Starting at the first line of the data, print each line verbatim up to and including the line bearing "y2_ticks = [0, -1, -2, -3, -4, -5, -6, -7, -8]", omitting pictures.

━━━ Task material

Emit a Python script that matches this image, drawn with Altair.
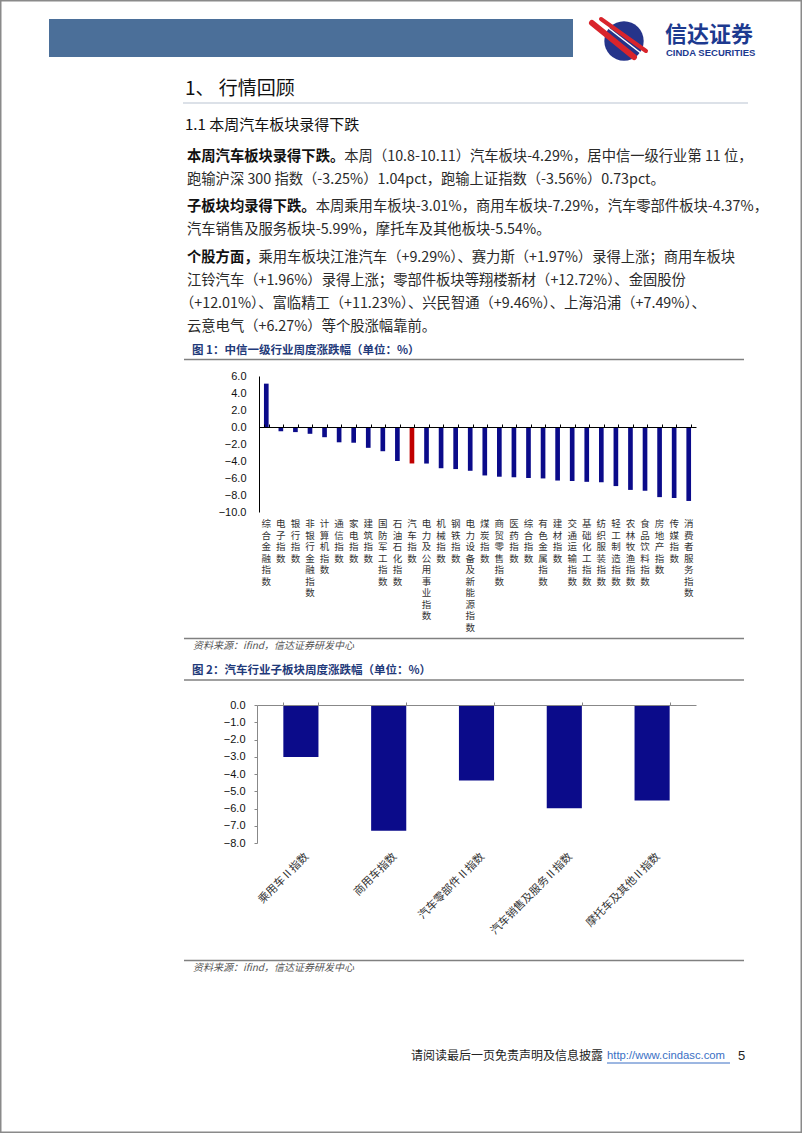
import altair as alt
import pandas as pd

W, H = 802, 1133

# ---------------- data ----------------
ind_names = ["综合金融指数", "电子指数", "银行指数", "非银行金融指数", "计算机指数", "通信指数",
             "家电指数", "建筑指数", "国防军工指数", "石油石化指数", "汽车指数", "电力及公用事业指数",
             "机械指数", "钢铁指数", "电力设备及新能源指数", "煤炭指数", "商贸零售指数", "医药指数",
             "综合指数", "有色金属指数", "建材指数", "交通运输指数", "基础化工指数", "纺织服装指数",
             "轻工制造指数", "农林牧渔指数", "食品饮料指数", "房地产指数", "传媒指数", "消费者服务指数"]
ind_values = [5.1, -0.5, -0.6, -0.8, -1.2, -1.8, -1.85, -2.45, -2.85, -4.0, -4.29, -4.3,
              -4.85, -4.95, -5.15, -5.7, -5.85, -5.9, -6.0, -6.05, -6.3, -6.35, -6.45, -6.5,
              -6.95, -7.4, -7.5, -8.25, -8.35, -8.7]
highlight_name = "汽车指数"

sub_names = ["乘用车Ⅱ指数", "商用车指数", "汽车零部件Ⅱ指数", "汽车销售及服务Ⅱ指数", "摩托车及其他Ⅱ指数"]
sub_values = [-3.01, -7.29, -4.37, -5.99, -5.54]

y1_ticks = [6, 4, 2, 0, -2, -4, -6, -8, -10]
y2_ticks = [0, -1, -2, -3, -4, -5, -6, -7, -8]

df1 = pd.DataFrame({
    "name": ind_names,
    "value": ind_values,
    "vert": ["\n".join(list(n)) for n in ind_names],
    "hl": ["汽车" if n == highlight_name else "其他" for n in ind_names],
})
df2 = pd.DataFrame({"name": sub_names, "value": sub_values})

one = pd.DataFrame({"k": [0]})

CJK = "Noto Sans CJK SC"
LAT = "Liberation Sans"
NAVY = "#0b0b8a"
RED = "#c00000"


def txt(s, x, y, size=14, weight="normal", color="#2a2a2a", font=CJK, align="left",
        baseline="middle", style="normal"):
    return alt.Chart(one).mark_text(
        text=s, font=font, fontSize=size, fontWeight=weight, color=color,
        align=align, baseline=baseline, fontStyle=style
    ).encode(x=alt.value(x), y=alt.value(y))


def hline(x1, x2, y, color="#808080", w=1.0):
    return alt.Chart(one).mark_rule(color=color, strokeWidth=w).encode(
        x=alt.value(x1), x2=alt.value(x2), y=alt.value(y))


def seg(x1, y1, x2, y2, color, w):
    return alt.Chart(one).mark_rule(color=color, strokeWidth=w, strokeCap="round").encode(
        x=alt.value(x1), x2=alt.value(x2), y=alt.value(y1), y2=alt.value(y2))


decor = []
# page border (outline only)
decor.append(alt.Chart(one).mark_rect(fillOpacity=0, stroke="#8a8a8a", strokeWidth=1.5).encode(
    x=alt.value(0.75), x2=alt.value(W - 0.75), y=alt.value(0.75), y2=alt.value(H - 0.75)))
# header band
decor.append(alt.Chart(one).mark_rect(color="#4b6f99").encode(
    x=alt.value(49), x2=alt.value(573), y=alt.value(19), y2=alt.value(57)))
# logo
decor.append(alt.Chart(one).mark_circle(color="#25348a", opacity=1, size=1550).encode(
    x=alt.value(624), y=alt.value(41)))
decor.append(seg(592, 23, 634, 57, "#d9242b", 6))
decor.append(seg(598, 20, 642, 54, "#ffffff", 1.5))
decor.append(seg(601, 19, 646, 51, "#d9242b", 4))
decor.append(txt("信达证券", 665, 35, size=22, weight="bold", color="#1d3a8f"))
decor.append(txt("CINDA SECURITIES", 666, 53, size=9.5, weight="bold", color="#1d3a8f", font=LAT))

# headings
decor.append(txt("1、 行情回顾", 185, 89, size=19, color="#111111"))
decor.append(hline(183, 748, 103, color="#b9c3d1", w=1.2))
decor.append(txt("1.1 本周汽车板块录得下跌", 185, 125, size=15, color="#111111"))

# paragraphs
F = 14.3
X0 = 187
decor.append(txt("本周汽车板块录得下跌。", X0, 157, size=F, weight="bold", color="#111111"))
decor.append(txt("本周（10.8-10.11）汽车板块-4.29%，居中信一级行业第 11 位，", X0 + 11 * F, 157, size=F))
decor.append(txt("跑输沪深 300 指数（-3.25%）1.04pct，跑输上证指数（-3.56%）0.73pct。", X0, 180, size=F))
decor.append(txt("子板块均录得下跌。", X0, 207, size=F, weight="bold", color="#111111"))
decor.append(txt("本周乘用车板块-3.01%，商用车板块-7.29%，汽车零部件板块-4.37%，", X0 + 9 * F, 207, size=F))
decor.append(txt("汽车销售及服务板块-5.99%，摩托车及其他板块-5.54%。", X0, 230, size=F))
decor.append(txt("个股方面，", X0, 258, size=F, weight="bold", color="#111111"))
decor.append(txt("乘用车板块江淮汽车（+9.29%）、赛力斯（+1.97%）录得上涨；商用车板块", X0 + 5 * F, 258, size=F))
decor.append(txt("江铃汽车（+1.96%）录得上涨；零部件板块等翔楼新材（+12.72%）、金固股份", X0, 281, size=F))
decor.append(txt("（+12.01%）、富临精工（+11.23%）、兴民智通（+9.46%）、上海沿浦（+7.49%）、", X0 - 7, 304, size=F))
decor.append(txt("云意电气（+6.27%）等个股涨幅靠前。", X0, 327, size=F))

# chart titles / sources
decor.append(txt("图 1：中信一级行业周度涨跌幅（单位：%）", 192, 351, size=11.5, weight="bold", color="#1f3a7a"))
decor.append(hline(184, 744, 359.5, w=1.5))
decor.append(hline(184, 744, 638.5, w=1.5))
decor.append(txt("资料来源：ifind，信达证券研发中心", 193, 646, size=10, color="#555555", style="italic"))
decor.append(txt("图 2：汽车行业子板块周度涨跌幅（单位：%）", 192, 671, size=11.5, weight="bold", color="#1f3a7a"))
decor.append(hline(184, 744, 680, w=1.5))
decor.append(hline(184, 744, 960.5, w=1.5))
decor.append(txt("资料来源：ifind，信达证券研发中心", 193, 968, size=10, color="#555555", style="italic"))

# footer
decor.append(txt("请阅读最后一页免责声明及信息披露", 411, 1056, size=12, color="#222222"))
decor.append(txt("http://www.cindasc.com", 607, 1056, size=11.3, color="#3a6fc4", font=LAT))
decor.append(hline(607, 730, 1063, color="#3a6fc4", w=1))
decor.append(txt("5", 738, 1056, size=13, color="#222222", font=LAT))

# ---------------- chart 1 ----------------
xs1 = alt.Scale(domain=ind_names, range=[259, 696], paddingInner=0.68, paddingOuter=0.34)
ys1 = alt.Scale(domain=[-10, 6], range=[512, 376], nice=False, zero=False)
x1_axis = alt.Axis(orient="top", offset=-427, labels=False, title=None, domain=True,
                   domainColor="#000000", domainWidth=1, ticks=True, tickBand="extent",
                   tickSize=3, tickColor="#000000", grid=False, zindex=2)
y1_axis = alt.Axis(orient="left", offset=-259, values=y1_ticks, format=".1f", title=None,
                   grid=False, ticks=False, domain=True, domainColor="#000000",
                   labelFont=LAT, labelFontSize=11, labelColor="#111111", labelPadding=13,
                   zindex=2)

bars1 = alt.Chart(df1).mark_bar().encode(
    x=alt.X("name:N", scale=xs1, axis=x1_axis, sort=ind_names),
    y=alt.Y("value:Q", scale=ys1, axis=y1_axis),
    color=alt.Color("hl:N", scale=alt.Scale(domain=["汽车", "其他"], range=[RED, NAVY]), legend=None),
)
labels1 = alt.Chart(df1).mark_text(
    font=CJK, fontSize=9.5, lineBreak="\n", lineHeight=11.5, baseline="top", align="center",
    color="#333333"
).encode(
    x=alt.X("name:N", scale=xs1, axis=x1_axis, sort=ind_names),
    y=alt.value(519),
    text="vert:N",
)
chart1 = alt.layer(bars1, labels1)

# ---------------- chart 2 ----------------
xs2 = alt.Scale(domain=sub_names, range=[257, 696], paddingInner=0.6, paddingOuter=0.3)
ys2 = alt.Scale(domain=[-8, 0], range=[843, 705], nice=False, zero=False)
x2_axis = alt.Axis(orient="top", offset=-705, labels=False, title=None, domain=True,
                   domainColor="#888888", domainWidth=1, ticks=True, tickBand="extent",
                   tickSize=3, tickColor="#888888", grid=False, zindex=2)
y2_axis = alt.Axis(orient="left", offset=-257, values=y2_ticks, format=".1f", title=None,
                   grid=False, ticks=True, tickSize=3, tickColor="#888888", domain=True,
                   domainColor="#888888", labelFont=LAT, labelFontSize=11,
                   labelColor="#111111", labelPadding=9, zindex=2)

bars2 = alt.Chart(df2).mark_bar(color=NAVY).encode(
    x=alt.X("name:N", scale=xs2, axis=x2_axis, sort=sub_names),
    y=alt.Y("value:Q", scale=ys2, axis=y2_axis),
)
labels2 = alt.Chart(df2).mark_text(
    font=CJK, fontSize=11, angle=315, align="right", baseline="top", color="#333333", dx=3
).encode(
    x=alt.X("name:N", scale=xs2, axis=x2_axis, sort=sub_names),
    y=alt.value(853),
    text="name:N",
)
chart2 = alt.layer(bars2, labels2)

chart = alt.layer(*decor, chart1, chart2).resolve_scale(
    x="independent", y="independent", color="independent"
).properties(
    width=W, height=H, padding=0, autosize="none"
).configure_view(stroke=None)

chart.save("out.html", embed_options={"renderer": "svg", "actions": False})
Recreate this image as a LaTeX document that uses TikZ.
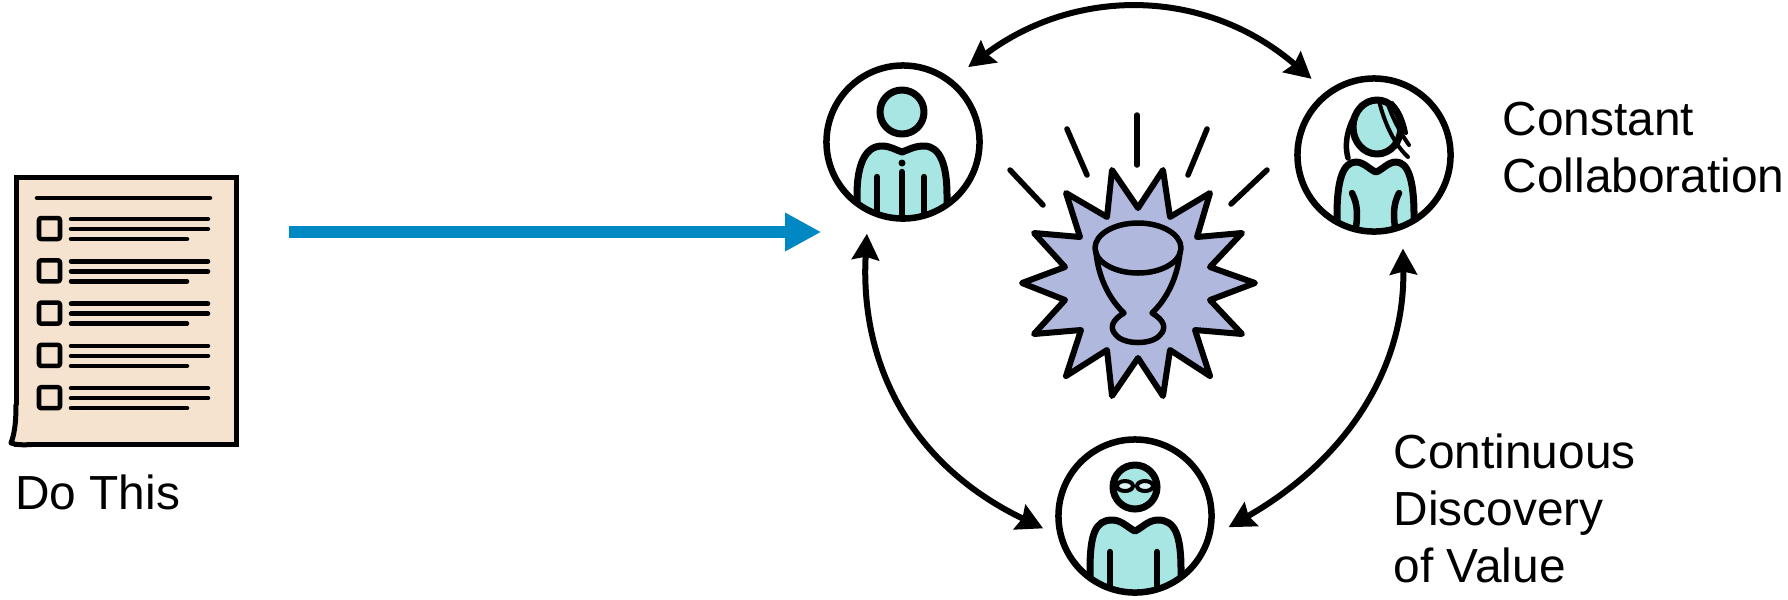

━━━━━━

• **Task answer**
Emit a Python script that matches this image, drawn with Altair.
import altair as alt
import pandas as pd

W, H = 802, 1133

# ---------------- data ----------------
ind_names = ["综合金融指数", "电子指数", "银行指数", "非银行金融指数", "计算机指数", "通信指数",
             "家电指数", "建筑指数", "国防军工指数", "石油石化指数", "汽车指数", "电力及公用事业指数",
             "机械指数", "钢铁指数", "电力设备及新能源指数", "煤炭指数", "商贸零售指数", "医药指数",
             "综合指数", "有色金属指数", "建材指数", "交通运输指数", "基础化工指数", "纺织服装指数",
             "轻工制造指数", "农林牧渔指数", "食品饮料指数", "房地产指数", "传媒指数", "消费者服务指数"]
ind_values = [5.1, -0.5, -0.6, -0.8, -1.2, -1.8, -1.85, -2.45, -2.85, -4.0, -4.29, -4.3,
              -4.85, -4.95, -5.15, -5.7, -5.85, -5.9, -6.0, -6.05, -6.3, -6.35, -6.45, -6.5,
              -6.95, -7.4, -7.5, -8.25, -8.35, -8.7]
highlight_name = "汽车指数"

sub_names = ["乘用车Ⅱ指数", "商用车指数", "汽车零部件Ⅱ指数", "汽车销售及服务Ⅱ指数", "摩托车及其他Ⅱ指数"]
sub_values = [-3.01, -7.29, -4.37, -5.99, -5.54]

y1_ticks = [6, 4, 2, 0, -2, -4, -6, -8, -10]
y2_ticks = [0, -1, -2, -3, -4, -5, -6, -7, -8]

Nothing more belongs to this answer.